Going into a pitch without a good pitch deck is like going into battle without armor: you could well be in for a world of hurt. But having a great pitch deck going in will help calm your nerves with the knowledge that your business is going to be presented clearly and attractively, no matter what happens in the meeting.

With that in mind, we've created the Ultimate Pitch Deck Checklist, which covers everything from style to substance to format.

General Tips

Plan to use 10 or fewer slides, 15 at the absolute maximum. Your presentation should be thorough, but don't over-provide information to the point where investors’ imaginations have no room to run wild. Venture capital powerhouse Union Square Ventures' Fred Wilson even recommends limiting it to 6.

Each slide should be as visual as possible. Charts, tables and pictures are all gold. Investors don't want to read memos (or hear you reading memos) -- they get enough of those elsewhere during the workday. Keep things visual, and make your presentation stand out.

The slides should be arranged to tell a story. Organizing your slides correctly is vital: together, they need to form a complete narrative, from problem to solution to future plans.

Make the deck compelling with or without your narration. Hopefully, your deck will eventually get passed around, so make sure it works without you there to verbally tie each slide together. Along those same lines, make sure the file size is manageable enough to be emailed around.

Have a great one-liner. Your elevator pitch needs to be razor sharp, and it needs to be contained in a single sentence (or even a single clause). The "we are X for Y" structure can be useful here (e.g. “we are the Yelp for fashion”).

Demo the product! While this isn't strictly part of deck building, any business with a product ought to construct their pitch deck under the assumption that the pitch itself will include a product demo. When prepping for the demo itself, remember to:

  • Be mindful of time. As successful angel investor Jason Calacanis says, "The longer it takes for you to show your product, the worse your product is. Folks who have a kick-ass product don’t spend five or ten minutes ‘setting the stage’ or ‘giving the background.’”
  • Have a backup. Even if your product is foolproof... it isn't.
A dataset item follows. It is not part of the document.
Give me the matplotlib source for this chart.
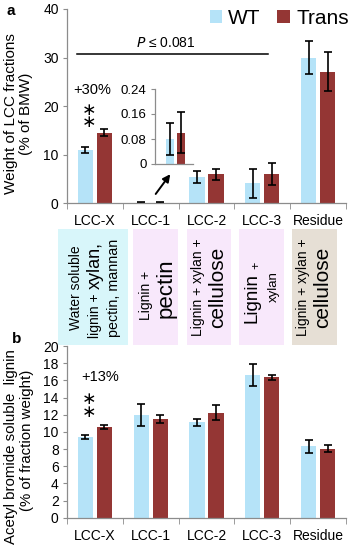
import matplotlib
matplotlib.use("Agg")
import matplotlib.pyplot as plt
import numpy as np
from matplotlib.patches import Rectangle

plt.rcParams['font.family'] = ['Liberation Sans', 'DejaVu Sans']

# ---------------- data ----------------
categories = ['LCC-X', 'LCC-1', 'LCC-2', 'LCC-3', 'Residue']
series_names = ['WT', 'Trans']

wt_weight = [11.0, 0.08, 5.3, 4.1, 30.0]
wt_weight_err = [0.6, 0.05, 1.25, 3.0, 3.4]
trans_weight = [14.5, 0.10, 5.9, 6.0, 27.1]
trans_weight_err = [0.75, 0.065, 1.1, 2.25, 4.0]

wt_lignin = [9.4, 12.0, 11.1, 16.6, 8.3]
wt_lignin_err = [0.2, 1.28, 0.4, 1.26, 0.78]
trans_lignin = [10.6, 11.5, 12.2, 16.35, 8.05]
trans_lignin_err = [0.25, 0.46, 0.87, 0.33, 0.41]

top_yticks = [0, 10, 20, 30, 40]
bottom_yticks = [0, 2, 4, 6, 8, 10, 12, 14, 16, 18, 20]
inset_yticks = [0, 0.08, 0.16, 0.24]
inset_yticklabels = ['0', '0.08', '0.16', '0.24']

# ---------------- style ----------------
WT_C = '#b5e3f8'
TR_C = '#943634'
SPINE_C = '#8c8c8c'
W = 360
H = 545


def fx(px):
    return px / W


def fy(py):
    return 1 - py / H


fig = plt.figure(figsize=(3.6, 5.45), dpi=100)

x = np.arange(len(categories))
bw = 0.27
off = 0.17
ekw = dict(ecolor='black', elinewidth=1.2, capsize=2.8, capthick=1.2)


def style_axes(ax, yticks, ylim):
    ax.set_xlim(-0.5, len(categories) - 0.5)
    ax.set_ylim(*ylim)
    ax.set_yticks(yticks)
    for s in ['top', 'right']:
        ax.spines[s].set_visible(False)
    for s in ['left', 'bottom']:
        ax.spines[s].set_color(SPINE_C)
        ax.spines[s].set_linewidth(0.9)
    ax.tick_params(axis='y', length=3, color=SPINE_C, labelsize=10, pad=3)
    ax.set_xticks(x)
    ax.set_xticklabels(categories, fontsize=10)
    ax.tick_params(axis='x', length=0, pad=8)
    ax.set_xticks(np.arange(-0.5, len(categories)), minor=True)
    ax.tick_params(axis='x', which='minor', length=4, color=SPINE_C)


def asterisks(ax, xv, yv):
    ax.text(xv, yv, '∗\n∗', ha='center', va='center', fontsize=12.5, family='DejaVu Sans',
            linespacing=0.62)


# ---------------- panel a ----------------
ax1 = fig.add_axes([fx(67), fy(203), fx(346) - fx(67), fy(9) - fy(203)])
ax1.bar(x - off, wt_weight, bw, color=WT_C, yerr=wt_weight_err, error_kw=ekw, label=series_names[0])
ax1.bar(x + off, trans_weight, bw, color=TR_C, yerr=trans_weight_err, error_kw=ekw, label=series_names[1])
style_axes(ax1, top_yticks, (0, 40))

leg = ax1.legend(loc='upper right', bbox_to_anchor=(1.04, 1.045), ncol=2, frameon=False,
                 fontsize=15, handlelength=0.6, handleheight=0.6, handletextpad=0.3,
                 columnspacing=0.8, borderaxespad=0)

# P line
ax1.plot([-0.32, 3.1], [30.7, 30.7], color='black', lw=1.1)
ax1.text(1.27, 33.0, r'$P$ ≤ 0.081', ha='center', va='center', fontsize=10)
ax1.text(-0.04, 23.3, '+30%', ha='center', va='center', fontsize=10.5)
asterisks(ax1, -0.1, 17.95)

# arrow to inset
ax1.annotate('', xy=(1.38, 6.4), xytext=(1.06, 1.4),
             arrowprops=dict(arrowstyle='-|>', color='black', lw=1.4, mutation_scale=11))

# inset
axi = fig.add_axes([fx(155), fy(164), fx(193) - fx(155), fy(89) - fy(164)])
axi.bar([-off], [wt_weight[1]], bw, color=WT_C, yerr=[wt_weight_err[1]], error_kw=ekw)
axi.bar([off], [trans_weight[1]], bw, color=TR_C, yerr=[trans_weight_err[1]], error_kw=ekw)
axi.set_xlim(-0.63, 0.54)
axi.set_ylim(0, 0.24)
axi.set_yticks(inset_yticks)
axi.set_yticklabels(inset_yticklabels)
axi.set_xticks([])
for s in ['top', 'right']:
    axi.spines[s].set_visible(False)
for s in ['left', 'bottom']:
    axi.spines[s].set_color(SPINE_C)
    axi.spines[s].set_linewidth(0.9)
axi.tick_params(axis='y', length=3, color=SPINE_C, labelsize=9.5, pad=3)
axi.patch.set_alpha(0)

# ---------------- panel b ----------------
ax2 = fig.add_axes([fx(67), fy(517.7), fx(346) - fx(67), fy(346) - fy(517.7)])
ax2.bar(x - off, wt_lignin, bw, color=WT_C, yerr=wt_lignin_err, error_kw=ekw)
ax2.bar(x + off, trans_lignin, bw, color=TR_C, yerr=trans_lignin_err, error_kw=ekw)
style_axes(ax2, bottom_yticks, (0, 20))
ax2.text(0.09, 16.4, '+13%', ha='center', va='center', fontsize=10.5)
asterisks(ax2, -0.1, 13.05)

# ---------------- labels ----------------
fig.text(fx(11), fy(11), 'a', fontsize=11, fontweight='bold', ha='center', va='center')
fig.text(fx(17), fy(339), 'b', fontsize=11, fontweight='bold', ha='center', va='center')

fig.text(fx(11), fy(113.5), 'Weight of LCC fractions', rotation=90, ha='center', va='center', fontsize=11)
fig.text(fx(26), fy(113.5), '(% of BMW)', rotation=90, ha='center', va='center', fontsize=11)
fig.text(fx(11), fy(447), 'Acetyl bromide soluble  lignin', rotation=90, ha='center', va='center', fontsize=10.8)
fig.text(fx(27), fy(440), '(% of fraction weight)', rotation=90, ha='center', va='center', fontsize=10.8)

# ---------------- composition boxes ----------------
box_top, box_bot = 229, 345
boxes = [(58, 128, '#d8f6fa'), (133, 178, '#f8e8fb'), (187, 231, '#f8e8fb'),
         (239, 284, '#f8e8fb'), (292, 337, '#e6dfd5')]
for x0, x1, c in boxes:
    fig.patches.append(Rectangle((fx(x0), fy(box_bot)), fx(x1) - fx(x0), fy(box_top) - fy(box_bot),
                                 transform=fig.transFigure, facecolor=c, edgecolor='none', zorder=0))


def vtext(px, py, s, size, ha='center'):
    fig.text(fx(px), fy(py), s, rotation=90, rotation_mode='anchor', ha=ha, va='center',
             fontsize=size)


# box 1
vtext(76, 288, 'Water soluble', 10)
vtext(95, 338, 'lignin +', 10, ha='left')
vtext(95, 242, 'xylan,', 13, ha='right')
vtext(114, 288, 'pectin, mannan', 10.3)
# box 2
vtext(146, 320, 'Lignin +', 10, ha='left')
vtext(166, 318, 'pectin', 16, ha='left')
# box 3
vtext(198, 287, 'Lignin + xylan +', 10)
vtext(218, 287, 'cellulose', 15)
# box 4
vtext(252, 323, 'Lignin', 13.5, ha='left')
vtext(256, 269, '+', 9, ha='left')
vtext(274, 287, 'xylan', 9.5)
# box 5
vtext(303, 287, 'Lignin + xylan +', 10)
vtext(323, 287, 'cellulose', 15)

fig.savefig('out.png', dpi=100)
Keeping those general tips in mind, individual slides should include:

  • The Big Idea. Summarize your company with a great elevator pitch.
  • The Problem. Your job here is to make investors feel the pain: make them understand why this problem is so significant and what's to be gained from solving it.
  • The Solution. Not just how do you solve the problem, but how do you solve it better than everyone else. This is also a great place to talk about your team and why they're uniquely qualified to solve the problem.
  • Business Model. Simply put: how will you make money? One-off payments? Recurring? Affiliations? Chances are you've brainstormed numerous potential revenue streams for different phases of your business, but try to focus on the main one here.
  • Marketing/Sales. Impress upon investors the enormous size (and projected growth) of the market you're entering. Failing that, communicate how deeply you'll be able to penetrate a more modestly sized market.
  • Competition. A comparative chart can be extremely useful here: run competitors on one axis and features on the other, then use checks or X's to show that your product is the only one with all your features. (Slide 13 of this slideshare presentation has a great example.) Make sure to highlight any large barriers to entry in the market that you've overcome (and any future competitors will eventually have to).
  • Projections or Milestones. If you're far enough along to make projections that are more than just speculative or hopeful guesses, great. But few startups are that far along at their earliest stages, so prepare to rely on past milestones if that's the case for you. Projecting the number of users by a certain date or partnerships with other companies can work well here.
  • Financing. Already raised money? You'll need to disclose how much and from whom. Haven't been able to secure investment yet? Then spin that as a positive, talking about how much you've been able to do without funding. Most importantly, be specific about how much you're looking to raise and exactly what that money will be going towards.

Finally, remember to clearly define an exit strategy: investors are always considering returns and the end game.